The model was tested in the Fangshan District of Beijing, an area with fragmented plantations primarily composed of Populus tomentosa, Pinus tabulaeformis, and Ginkgo biloba. Using one-meter-resolution Google Earth imagery and lidar-derived references, the AI model produced canopy height maps closely matching ground truth data. It significantly outperformed global CHM products, capturing subtle variations in tree crown structure that existing models often missed. The generated maps supported individual-tree segmentation and plantation-level biomass estimation with R² values exceeding 0.9 for key species. Moreover, when applied to a geographically distinct forest in Saihanba, the network maintained robust accuracy, confirming its cross-regional adaptability.
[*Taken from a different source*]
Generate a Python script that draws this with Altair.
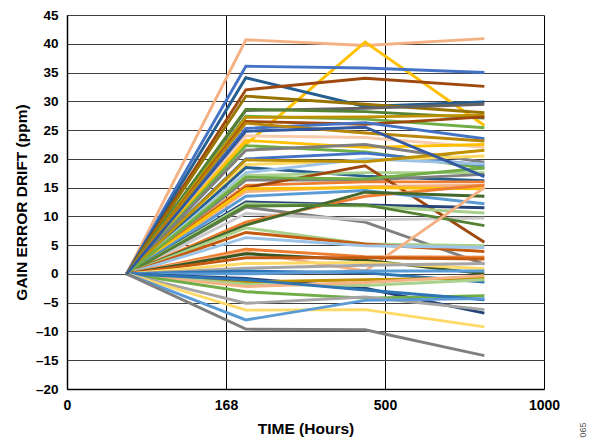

The ability to reconstruct annual growth trends from archived satellite imagery provides a scalable solution for long-term carbon sink monitoring and precision forestry management. This innovation bridges the gap between expensive lidar surveys and low-resolution optical methods, enabling detailed forest assessment with minimal data requirements.
"Our model demonstrates that large vision foundation models (LVFMs) can fundamentally transform forestry monitoring," said Dr. Xin Zhang, corresponding author at Manchester Metropolitan University. "By combining global image pretraining with local self-supervised enhancement, we achieved lidar-level precision using ordinary RGB imagery. This approach drastically reduces costs and expands access to accurate forest data for carbon accounting and environmental management."
The team employed an end-to-end deep-learning framework combining pre-trained LVFM features with a self-supervised enhancement process. High-resolution Google Earth imagery (2013–2020) was used as input, and UAV-based lidar data served as reference for training and validation. The model was implemented in PyTorch and trained using the fastai framework on an NVIDIA RTX A6000 GPU. Comparative experiments with conventional networks (U-Net and DPT) and global CHM datasets confirmed superior accuracy and efficiency, validating the model's potential for scalable canopy height mapping and biomass estimation.
The AI-based mapping framework offers a powerful and affordable approach for tracking forest growth, optimizing plantation management, and verifying carbon credits. Its adaptability across ecosystems makes it suitable for global afforestation and reforestation monitoring programs. Future research will extend this method to natural and mixed forests, integrate automated species classification, and support real-time carbon monitoring platforms. As the world advances toward net-zero goals, such intelligent, scalable mapping tools could play a central role in achieving sustainable forestry and climate-change mitigation.